Enformasyonel toplumdaki istihdamın dönüşümünde küresel bir
işgücü var mıdır, sorusuna Castells, “küresel bir ekonomi varsa küresel bir işgücü
de var olmalıdır” şeklinde yanıt vermektedir. Sermaye küresel ağlarda hareket etmekteyken
emek (işçiler) ulusal sınırlara hapsedilmiştir.
Ağ Toplumunda Kent
Enformasyonel kentler “bilgiye dayalı, ağlar etrafında
örgütlenmiş, kısmen akışlardan oluşan doğası yüzünden” bir kent formu değil akışlar
uzamıdır. Tarihin her döneminde ekonomiler belirli bir mekândan (kır, kent)
hareketle üretimi düzenlemişlerdir. Ağ toplumunda olan şey, sermaye, bilgi,
teknoloji, iletişim, görüntü, ses ve sembollerin akışkanlığında kentlerin;
mekansal olarak enformasyonel biçimde yenileyebilecek, yönetebilecek komuta ve
kontrol merkezleri etrafında örgütlenmeleridir.
Küreselleşme süreciyle birlikte kentlere siyasal, kültürel, ekonomik
roller biçilmiş; küresel kentler ve dünya kentleri önem kazanmıştır.
Kent’in dönüşümü aynı zamanda küresel ölçekte üretimin,
bilginin, işgücünün merkezleri olarak kentleri yeniden önemli küresel komuta
merkezleri haline getirmektedir. Bu bağlamda modern kapitalizmde kent, yalnızca
bir üretim merkezi değil, aynı zamanda dünya kapitalist sisteminin önemli bir
kontrol merkezi konumundadır.
Ağ Toplumunda Kimlik
Kimlikler; bireylerin toplumsal olarak inşa etmeye çalıştıkları
anlam ve tecrübe kaynaklarıdır. Enformasyon çağında değişen bilgi, iktidar,
toplumsal gerçeklik ekseninde kimlikler yeniden üretmektedir.

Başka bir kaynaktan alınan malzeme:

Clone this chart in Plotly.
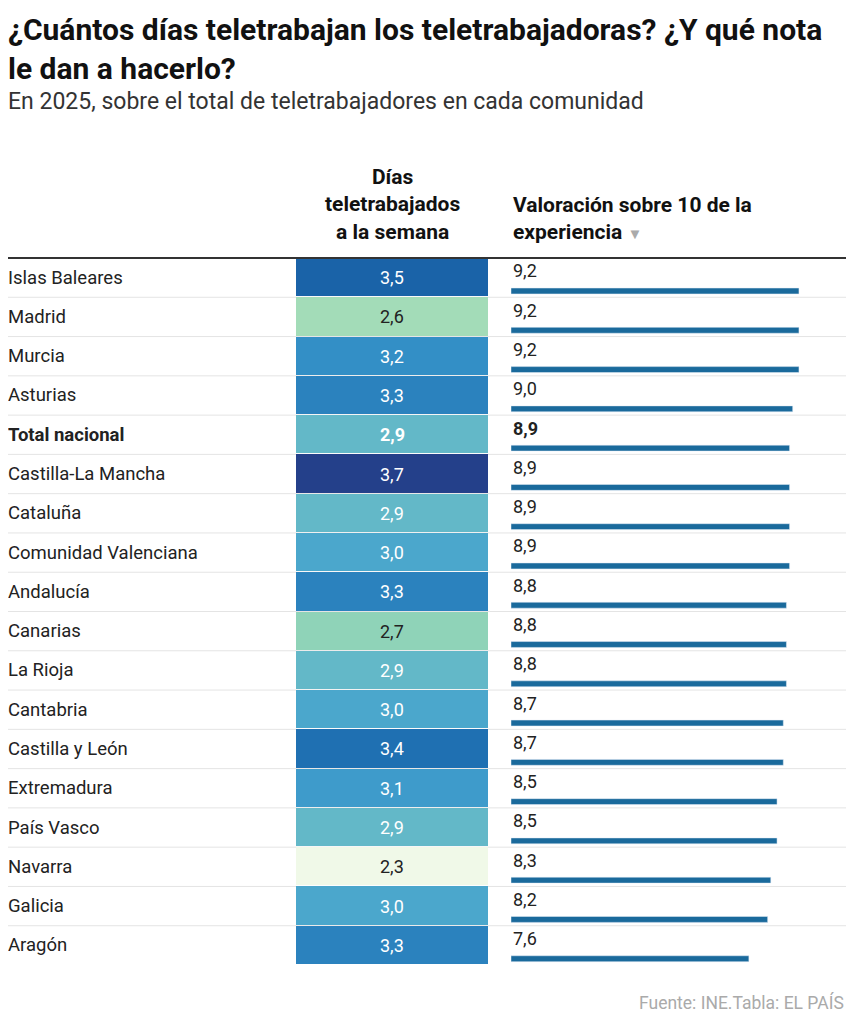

Kimlikler sadece toplumsal kurumlar ve örgütlenmelerden
kaynaklansa bile bireyler bunları içselleştirdiğinde kimlik haline gelirler.
Meşrulaştırıcı kimlik: Toplumun egemen kurumları tarafından toplumsal aktörler karşısında
egemenliklerini genişletmek ve akılcılaştırmak için inşa edilirler. Milliyetçilikler
bu kimlik modeline örnek gösterilebilir.
Direniş kimliği: Hâkim
olanın mantığı tarafından değersiz görülen ve damgalanan konumlarda bulunan
aktörler tarafından geliştirilir. Etnik temellere dayalı milliyetçilikler,
cemaatler bu bağlamda düşünülebilir.
Proje Kimliği:
Toplumsal aktörlerin kendilerine sunulan kültürel malzeme temelinde toplumdaki
konumlarını yeniden tanımlayan yeni bir kimlik inşa etmeleri sürecidir.
Feminist hareketler bu kimlik modeline uygun olacaktır.
Modern toplumda egemen olan kimlik bütün toplumu kapsayan
(ulus gibi) bir özelliğe sahiptir. Küreselleşme süreci ile birlikte egemen
kimliğin eleştiriye uğraması çeperde kalan kimliklerin gün yüzüne çıkmasına
sebep olmuştur.
Ağ Toplumunda Aile ve
Cinsellik
Ataerkillik, toplumsal ilişkilerin belirli bir tarzda
üretilmesinin temelidir. Ataerkillik basit anlamıyla “aile biriminde
erkeklerin, kadınlar ve çocuklar üzerinden kurumsal olarak desteklenen bir
otoriteye sahip olmasıyla tanımlanır.
Küresel ekonominin ve çalışma ilişkilerinin dönüşümü kadının
toplumsal rolünü arttırmıştır. Kadınların işgücüne katılımı
beraberinde erkeğin ev içerisindeki otoritesini de sarsmıştır. Kadınların doğurmayla ilgili tutumlarının giderek özerkleşmesi,
çalışma hayatının evlilik kurumuna uyumunun kolay olmaması vs. nedenler klasik
aile kurumunu eriten sebeplerdir.
Ağ Toplumunda Dini
Fundamentalizm, Kültürel Kimlik
Ağ toplumunda kimliğin oluşmasında baskın olan şey dini
kimliklerdir.
Castells’e göre fundamentalizm; “kişisel davranışın ve toplumun
kurumlarının, Tanrının hukukundan kaynaklanan, Tanrı ile insanlık arasında aracılık
eden belli bir otorite tarafından yorumlanan kurallarla tanımlanması
çerçevesinde gerçekleşen kolektif kimlik inşasıdır.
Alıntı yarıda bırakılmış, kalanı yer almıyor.